Records with drawing code
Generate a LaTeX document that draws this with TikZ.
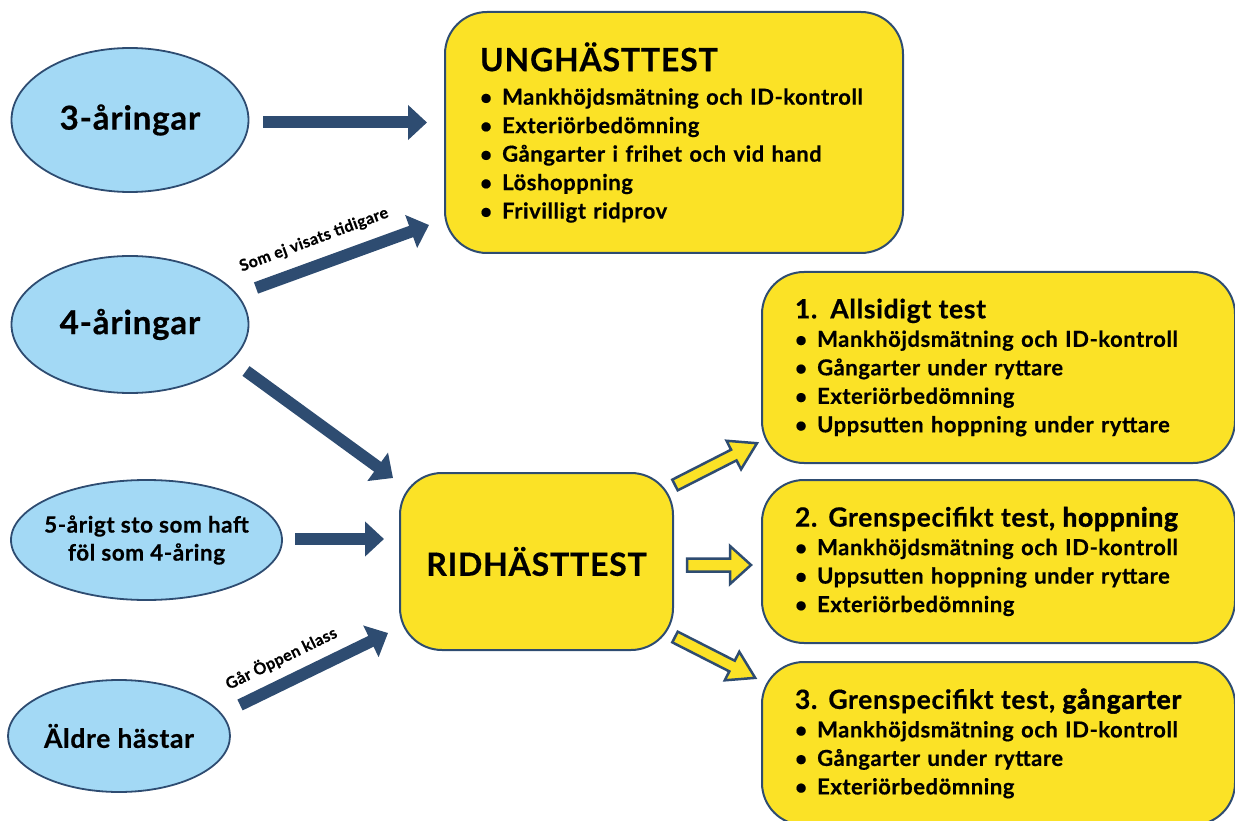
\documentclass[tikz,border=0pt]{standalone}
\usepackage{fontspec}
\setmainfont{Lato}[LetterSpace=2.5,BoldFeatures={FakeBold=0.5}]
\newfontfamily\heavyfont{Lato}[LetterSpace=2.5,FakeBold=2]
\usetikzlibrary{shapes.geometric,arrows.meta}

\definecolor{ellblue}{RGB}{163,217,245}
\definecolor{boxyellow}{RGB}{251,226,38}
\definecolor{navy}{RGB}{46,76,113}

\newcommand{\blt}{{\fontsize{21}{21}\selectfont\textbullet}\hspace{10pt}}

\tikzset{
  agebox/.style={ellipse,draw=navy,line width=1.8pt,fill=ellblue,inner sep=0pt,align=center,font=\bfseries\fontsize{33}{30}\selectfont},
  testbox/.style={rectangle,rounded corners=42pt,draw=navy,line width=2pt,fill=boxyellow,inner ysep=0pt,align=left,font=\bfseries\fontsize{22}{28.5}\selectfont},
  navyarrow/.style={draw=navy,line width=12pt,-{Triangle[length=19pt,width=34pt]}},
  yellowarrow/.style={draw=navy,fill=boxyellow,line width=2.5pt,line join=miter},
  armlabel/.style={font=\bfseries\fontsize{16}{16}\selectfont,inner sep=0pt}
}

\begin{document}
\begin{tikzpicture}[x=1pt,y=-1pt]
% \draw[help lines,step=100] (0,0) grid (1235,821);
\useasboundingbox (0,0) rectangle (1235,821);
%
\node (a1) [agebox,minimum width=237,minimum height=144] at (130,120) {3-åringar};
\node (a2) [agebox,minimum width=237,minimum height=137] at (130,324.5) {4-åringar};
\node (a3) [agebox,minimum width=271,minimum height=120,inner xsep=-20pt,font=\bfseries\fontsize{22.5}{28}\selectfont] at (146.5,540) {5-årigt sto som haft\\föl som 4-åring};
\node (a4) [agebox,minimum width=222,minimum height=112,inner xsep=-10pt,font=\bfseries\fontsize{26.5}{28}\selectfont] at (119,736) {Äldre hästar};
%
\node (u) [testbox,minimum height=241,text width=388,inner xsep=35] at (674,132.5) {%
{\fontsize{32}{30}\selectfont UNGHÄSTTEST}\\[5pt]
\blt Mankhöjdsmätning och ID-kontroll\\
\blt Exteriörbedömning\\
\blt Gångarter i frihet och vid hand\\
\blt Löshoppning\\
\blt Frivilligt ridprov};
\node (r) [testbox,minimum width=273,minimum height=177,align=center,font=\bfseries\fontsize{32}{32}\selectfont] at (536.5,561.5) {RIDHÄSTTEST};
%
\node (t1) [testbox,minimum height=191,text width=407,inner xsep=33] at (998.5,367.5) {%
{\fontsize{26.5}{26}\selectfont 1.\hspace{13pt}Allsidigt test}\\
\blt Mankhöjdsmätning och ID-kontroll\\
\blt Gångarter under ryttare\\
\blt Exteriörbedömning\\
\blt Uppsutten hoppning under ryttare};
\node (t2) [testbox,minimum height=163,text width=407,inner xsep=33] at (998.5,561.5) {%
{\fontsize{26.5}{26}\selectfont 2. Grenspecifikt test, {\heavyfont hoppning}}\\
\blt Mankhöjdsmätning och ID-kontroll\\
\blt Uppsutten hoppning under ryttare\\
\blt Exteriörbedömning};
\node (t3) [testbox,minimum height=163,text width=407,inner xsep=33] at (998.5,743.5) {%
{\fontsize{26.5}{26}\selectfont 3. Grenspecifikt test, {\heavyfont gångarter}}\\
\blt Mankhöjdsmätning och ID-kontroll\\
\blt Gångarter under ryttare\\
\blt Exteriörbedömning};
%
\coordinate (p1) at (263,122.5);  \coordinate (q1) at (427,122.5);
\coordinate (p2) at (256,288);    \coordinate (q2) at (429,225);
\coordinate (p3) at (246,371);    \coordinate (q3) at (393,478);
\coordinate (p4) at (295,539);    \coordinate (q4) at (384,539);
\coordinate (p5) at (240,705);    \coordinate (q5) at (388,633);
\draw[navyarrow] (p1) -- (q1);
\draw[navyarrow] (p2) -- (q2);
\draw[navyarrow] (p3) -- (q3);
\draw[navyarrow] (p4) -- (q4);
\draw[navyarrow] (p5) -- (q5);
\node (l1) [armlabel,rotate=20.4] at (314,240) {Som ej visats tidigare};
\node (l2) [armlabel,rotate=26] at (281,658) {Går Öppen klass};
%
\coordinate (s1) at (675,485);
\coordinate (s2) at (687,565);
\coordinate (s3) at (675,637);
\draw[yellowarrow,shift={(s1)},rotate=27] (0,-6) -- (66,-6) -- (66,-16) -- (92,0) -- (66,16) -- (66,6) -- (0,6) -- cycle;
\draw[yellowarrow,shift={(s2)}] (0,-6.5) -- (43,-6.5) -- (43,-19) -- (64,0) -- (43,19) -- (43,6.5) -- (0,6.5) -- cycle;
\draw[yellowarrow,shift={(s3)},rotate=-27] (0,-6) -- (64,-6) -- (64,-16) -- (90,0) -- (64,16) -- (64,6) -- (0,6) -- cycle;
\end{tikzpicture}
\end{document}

==

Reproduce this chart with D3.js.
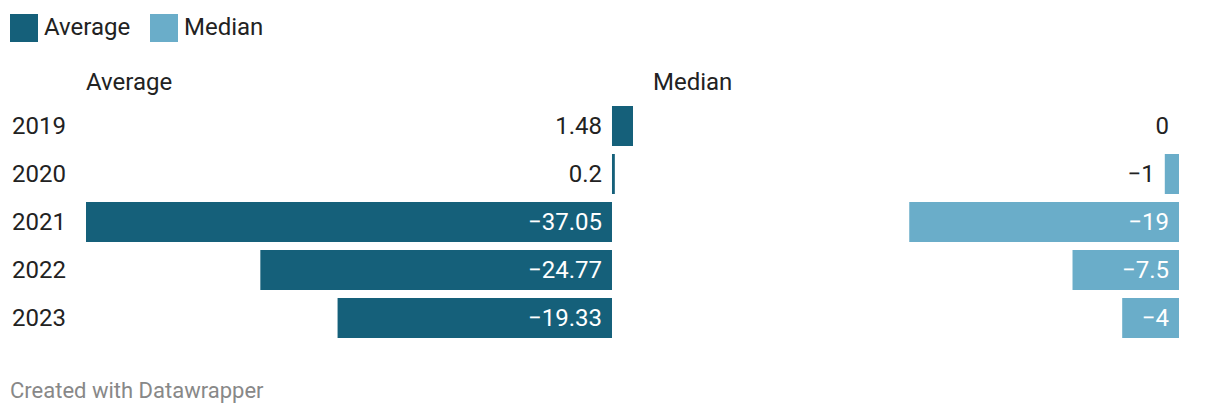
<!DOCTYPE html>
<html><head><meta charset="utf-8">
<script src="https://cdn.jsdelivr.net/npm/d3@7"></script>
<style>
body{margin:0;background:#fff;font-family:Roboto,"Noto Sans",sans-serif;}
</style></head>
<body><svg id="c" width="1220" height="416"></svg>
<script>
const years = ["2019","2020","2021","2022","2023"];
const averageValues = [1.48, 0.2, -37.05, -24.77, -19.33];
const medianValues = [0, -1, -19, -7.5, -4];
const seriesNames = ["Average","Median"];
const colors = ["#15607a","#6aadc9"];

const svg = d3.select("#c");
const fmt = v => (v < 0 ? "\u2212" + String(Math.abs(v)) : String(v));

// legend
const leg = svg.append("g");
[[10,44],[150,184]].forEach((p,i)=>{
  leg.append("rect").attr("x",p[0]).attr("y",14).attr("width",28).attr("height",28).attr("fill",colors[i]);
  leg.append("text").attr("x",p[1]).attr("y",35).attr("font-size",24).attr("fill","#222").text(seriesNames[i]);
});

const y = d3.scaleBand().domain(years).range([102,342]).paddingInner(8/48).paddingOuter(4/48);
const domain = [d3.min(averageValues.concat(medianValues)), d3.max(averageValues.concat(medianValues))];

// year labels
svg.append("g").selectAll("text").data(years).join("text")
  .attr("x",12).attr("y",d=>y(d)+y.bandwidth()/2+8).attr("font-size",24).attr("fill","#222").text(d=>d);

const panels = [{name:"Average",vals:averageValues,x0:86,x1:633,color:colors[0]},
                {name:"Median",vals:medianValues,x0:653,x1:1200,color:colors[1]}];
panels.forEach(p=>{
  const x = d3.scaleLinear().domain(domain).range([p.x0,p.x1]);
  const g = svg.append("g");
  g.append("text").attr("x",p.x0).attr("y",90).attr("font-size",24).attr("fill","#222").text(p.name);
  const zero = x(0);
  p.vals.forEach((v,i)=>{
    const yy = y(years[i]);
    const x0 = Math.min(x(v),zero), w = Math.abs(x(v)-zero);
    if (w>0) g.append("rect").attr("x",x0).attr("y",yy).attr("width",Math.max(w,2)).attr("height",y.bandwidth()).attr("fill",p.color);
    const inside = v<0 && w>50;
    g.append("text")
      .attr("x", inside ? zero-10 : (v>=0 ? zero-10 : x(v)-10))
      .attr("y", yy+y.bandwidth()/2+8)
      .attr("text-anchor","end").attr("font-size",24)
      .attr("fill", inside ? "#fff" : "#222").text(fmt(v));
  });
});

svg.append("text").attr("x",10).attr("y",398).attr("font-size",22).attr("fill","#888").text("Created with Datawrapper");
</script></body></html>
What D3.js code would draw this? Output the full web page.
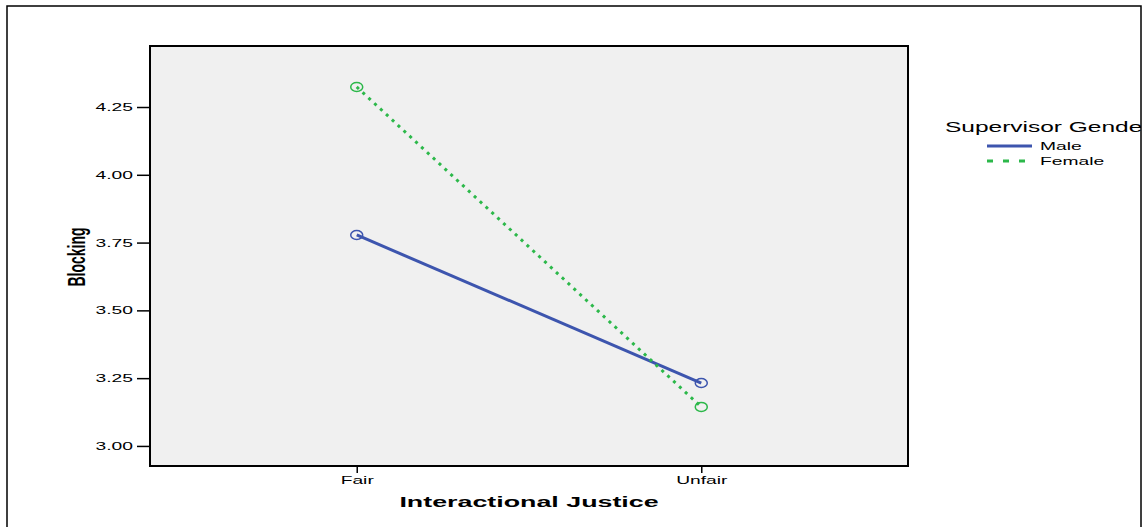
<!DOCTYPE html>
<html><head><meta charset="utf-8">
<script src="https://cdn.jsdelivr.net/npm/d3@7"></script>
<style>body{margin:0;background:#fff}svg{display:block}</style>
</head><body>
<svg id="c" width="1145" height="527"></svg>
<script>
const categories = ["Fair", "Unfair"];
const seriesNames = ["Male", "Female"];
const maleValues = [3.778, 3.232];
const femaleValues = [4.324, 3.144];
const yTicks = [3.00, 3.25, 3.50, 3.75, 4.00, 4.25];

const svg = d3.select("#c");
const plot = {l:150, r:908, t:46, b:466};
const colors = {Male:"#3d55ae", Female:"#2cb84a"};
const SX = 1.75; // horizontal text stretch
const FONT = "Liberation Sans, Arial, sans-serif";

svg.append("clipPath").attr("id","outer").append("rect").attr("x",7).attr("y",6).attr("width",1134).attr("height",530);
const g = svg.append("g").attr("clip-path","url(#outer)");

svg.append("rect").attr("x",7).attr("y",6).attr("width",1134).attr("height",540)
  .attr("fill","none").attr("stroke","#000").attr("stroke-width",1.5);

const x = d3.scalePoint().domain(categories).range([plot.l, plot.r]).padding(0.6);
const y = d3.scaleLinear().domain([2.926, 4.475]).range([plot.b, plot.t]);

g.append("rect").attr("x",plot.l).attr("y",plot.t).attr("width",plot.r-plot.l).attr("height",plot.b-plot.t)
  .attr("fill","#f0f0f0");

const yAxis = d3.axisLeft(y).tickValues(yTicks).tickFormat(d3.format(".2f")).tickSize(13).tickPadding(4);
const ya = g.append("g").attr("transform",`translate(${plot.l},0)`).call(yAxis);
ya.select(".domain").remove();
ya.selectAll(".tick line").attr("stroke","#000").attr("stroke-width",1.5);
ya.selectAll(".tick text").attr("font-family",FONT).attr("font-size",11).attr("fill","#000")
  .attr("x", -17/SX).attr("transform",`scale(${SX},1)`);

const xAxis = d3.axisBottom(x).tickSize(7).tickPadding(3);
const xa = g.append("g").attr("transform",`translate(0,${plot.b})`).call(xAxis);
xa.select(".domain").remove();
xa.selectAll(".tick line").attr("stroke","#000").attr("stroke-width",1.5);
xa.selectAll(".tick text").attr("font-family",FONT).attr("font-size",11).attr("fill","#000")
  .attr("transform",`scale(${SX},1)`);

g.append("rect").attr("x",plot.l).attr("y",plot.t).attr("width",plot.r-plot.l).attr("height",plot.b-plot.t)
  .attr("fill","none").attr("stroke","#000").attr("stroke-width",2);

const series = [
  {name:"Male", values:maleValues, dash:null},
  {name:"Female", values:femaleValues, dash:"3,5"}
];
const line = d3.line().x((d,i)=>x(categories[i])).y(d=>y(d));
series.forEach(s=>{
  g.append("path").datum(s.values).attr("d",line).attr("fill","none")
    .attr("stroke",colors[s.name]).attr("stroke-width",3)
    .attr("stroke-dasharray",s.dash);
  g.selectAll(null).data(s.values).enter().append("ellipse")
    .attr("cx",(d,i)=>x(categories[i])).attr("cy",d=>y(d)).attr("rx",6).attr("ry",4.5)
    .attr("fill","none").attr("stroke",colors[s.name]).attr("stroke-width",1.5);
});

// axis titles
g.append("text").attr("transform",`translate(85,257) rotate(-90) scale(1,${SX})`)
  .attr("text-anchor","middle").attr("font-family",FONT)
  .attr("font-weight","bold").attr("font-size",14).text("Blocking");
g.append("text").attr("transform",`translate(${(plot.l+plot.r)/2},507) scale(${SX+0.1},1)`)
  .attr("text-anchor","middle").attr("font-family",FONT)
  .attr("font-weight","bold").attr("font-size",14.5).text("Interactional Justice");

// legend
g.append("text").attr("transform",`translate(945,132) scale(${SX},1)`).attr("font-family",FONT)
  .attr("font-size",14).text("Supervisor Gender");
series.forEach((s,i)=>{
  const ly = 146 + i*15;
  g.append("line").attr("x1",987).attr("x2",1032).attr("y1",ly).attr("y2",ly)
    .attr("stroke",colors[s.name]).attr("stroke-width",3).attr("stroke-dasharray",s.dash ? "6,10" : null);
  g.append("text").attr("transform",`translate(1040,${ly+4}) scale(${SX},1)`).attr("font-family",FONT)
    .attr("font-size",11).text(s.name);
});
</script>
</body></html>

TASK GOAL.
Above are the records. Print exactly the lines from the one containing "What D3.js code" to the one containing "const yTicks = [3.00, 3.25, 3.50, 3.75, 4.00, 4.25];", both included, and nothing else; pictures are excluded.

EXERCISE OUTPUT.
What D3.js code would draw this? Output the full web page.
<!DOCTYPE html>
<html><head><meta charset="utf-8">
<script src="https://cdn.jsdelivr.net/npm/d3@7"></script>
<style>body{margin:0;background:#fff}svg{display:block}</style>
</head><body>
<svg id="c" width="1145" height="527"></svg>
<script>
const categories = ["Fair", "Unfair"];
const seriesNames = ["Male", "Female"];
const maleValues = [3.778, 3.232];
const femaleValues = [4.324, 3.144];
const yTicks = [3.00, 3.25, 3.50, 3.75, 4.00, 4.25];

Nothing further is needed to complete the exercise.